De Raad sluit de overeenkomst tot het verlenen van rechtsbijstand met een bijzondere curator. Van deze bijzondere curator verwacht de Raad dat hij de toevoeging die voortvloeit uit deze overeenkomst, persoonlijk behandelt (lid 1).

Dat neemt niet weg dat er omstandigheden kunnen zijn, die de bijzondere curator belemmeren de activiteiten in de zaak waarvoor hij is benoemd zelf uit te voeren, bijvoorbeeld ziekte. In die gevallen is het de verantwoordelijkheid van de bijzondere curator om aan de rechter te vragen daarin te voorzien.

Artikel 5

De Raad geeft geen andere toevoegingen aan de bijzondere curator af dan voor het verrichten van werkzaamheden als bijzondere curator in artikel 1:250 BW zaken. Meer informatie over de werkzaamheden als bijzondere curator in artikel 1:250 BW zaken is te vinden in het door de rechtspraak gehanteerde ‘Werkproces benoeming bijzondere curator o.g.v. art. 1:250 BW’.

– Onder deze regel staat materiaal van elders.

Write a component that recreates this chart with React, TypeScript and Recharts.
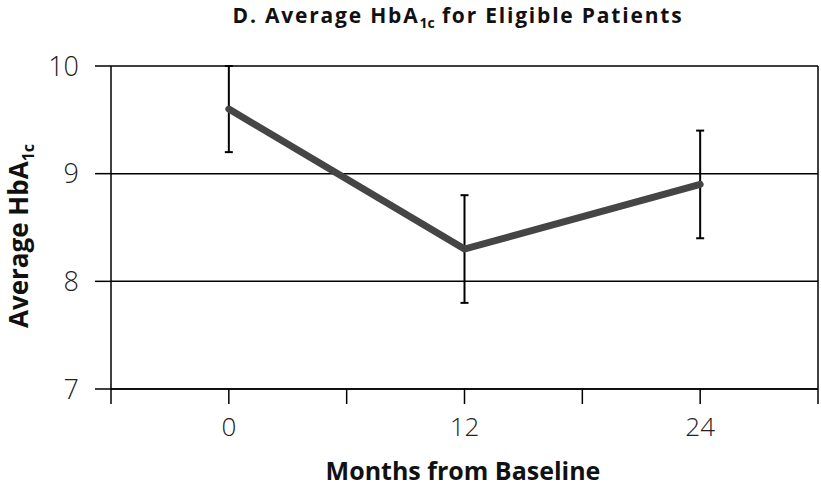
import React from "react";
import {
	LineChart,
	Line,
	XAxis,
	YAxis,
	CartesianGrid,
	ErrorBar,
	ReferenceLine,
} from "recharts";

const months = [0, 12, 24];
const avgHbA1c = [9.6, 8.3, 8.9];
const errHalf = [0.4, 0.5, 0.5];
const xTicks = [-6, 0, 6, 12, 18, 24, 30];
const xLabelled = [0, 12, 24];
const yTicks = [7, 8, 9, 10];

const data = months.map((m, i) => ({ month: m, value: avgHbA1c[i], err: errHalf[i] }));

const font = "'Open Sans', 'DejaVu Sans', sans-serif";

const YLabel = () => (
	<text
		x={28}
		y={236}
		transform="rotate(-90 28 236)"
		textAnchor="middle"
		fontFamily={font}
		fontWeight={700}
		fontSize={26}
		fill="#111"
	>
		Average HbA
		<tspan fontSize={16} dy={6}>1c</tspan>
	</text>
);

const XLabel = () => (
	<text
		x={463}
		y={480}
		textAnchor="middle"
		fontFamily={font}
		fontWeight={700}
		fontSize={25}
		fill="#111"
	>
		Months from Baseline
	</text>
);

export default function App() {
	return (
		<div style={{ position: "absolute", top: 0, left: 0, width: 821, height: 487, background: "#fff" }}>
			<LineChart
				width={821}
				height={487}
				data={data}
				margin={{ top: 66, right: 3, bottom: 0, left: 0 }}
			>
				<CartesianGrid vertical={false} stroke="#000" strokeWidth={1.5} />
				<ReferenceLine x={30} stroke="#000" strokeWidth={1.5} />
				<XAxis
					type="number"
					dataKey="month"
					domain={[-6, 30]}
					ticks={xTicks}
					interval={0}
					height={98}
					tickSize={15}
					tickMargin={14}
					tickFormatter={(v) => (xLabelled.includes(v) ? String(v) : "")}
					stroke="#000"
					strokeWidth={1.5}
					tick={{ fill: "#222", fontSize: 26, fontFamily: font, fontWeight: 300 }}
					label={<XLabel />}
				/>
				<YAxis
					domain={[7, 10]}
					ticks={yTicks}
					interval={0}
					width={111}
					tickSize={16}
					tickMargin={16}
					stroke="#000"
					strokeWidth={1.5}
					tick={{ fill: "#222", fontSize: 27, fontFamily: font, fontWeight: 300 }}
					label={<YLabel />}
				/>
				<Line
					type="linear"
					dataKey="value"
					stroke="#454545"
					strokeWidth={7}
					strokeLinecap="round"
					dot={false}
					isAnimationActive={false}
				>
					<ErrorBar dataKey="err" direction="y" width={4} stroke="#000" strokeWidth={2} />
				</Line>
			</LineChart>
			<svg
				width={821}
				height={40}
				style={{ position: "absolute", top: 0, left: 0, pointerEvents: "none" }}
			>
				<text
					x={458}
					y={23}
					textAnchor="middle"
					fontFamily={font}
					fontWeight={700}
					fontSize={21}
					letterSpacing={1.8}
					fill="#111"
				>
					D. Average HbA
					<tspan fontSize={14} dy={5} letterSpacing={0}>1c</tspan>
					<tspan dy={-5}> for Eligible Patients</tspan>
				</text>
			</svg>
		</div>
	);
}
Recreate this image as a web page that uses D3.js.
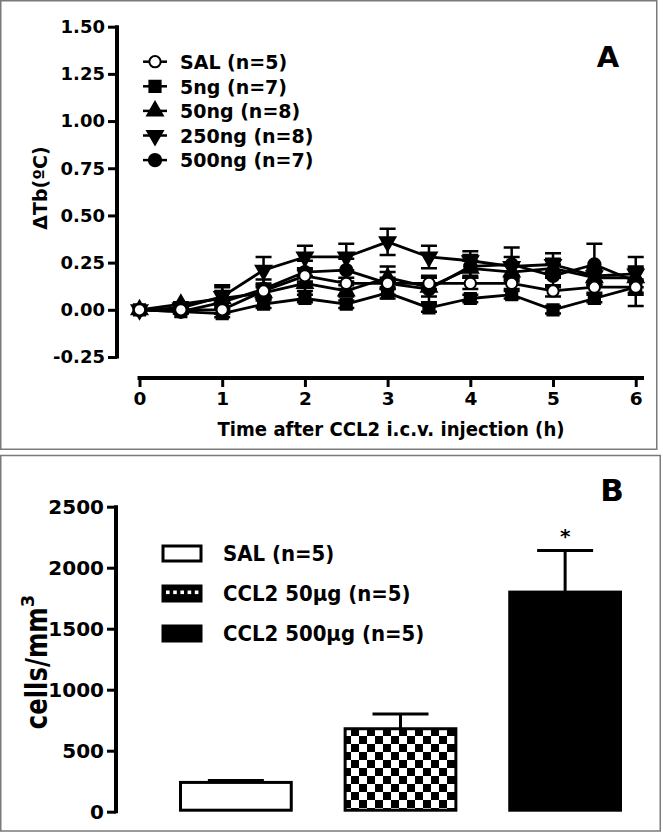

Behoudens de in deze regeling benoemde uitzonderingen, zijn op de afgifte van een toevoeging en de vergoeding daarvan, de ook voor advocaten geldende bij of krachtens de Wrb gestelde regels en het door de Raad terzake gehanteerde beleid van toepassing.

Artikel 6

De vergoeding voor de werkzaamheden van de bijzondere curator is geregeld in dit artikel en afhankelijk van het aantal toevoegingen dat voor de zaak wordt afgegeven. Een aantal bepalingen uit het Besluit vergoedingen rechtsbijstand zijn in het zesde lid expliciet buiten toepassing verklaard. Het betreft: de bepalingen voor advies, de bepalingen voor bewerkelijke zaken en de voorschotregeling (artikel 35 Bvr).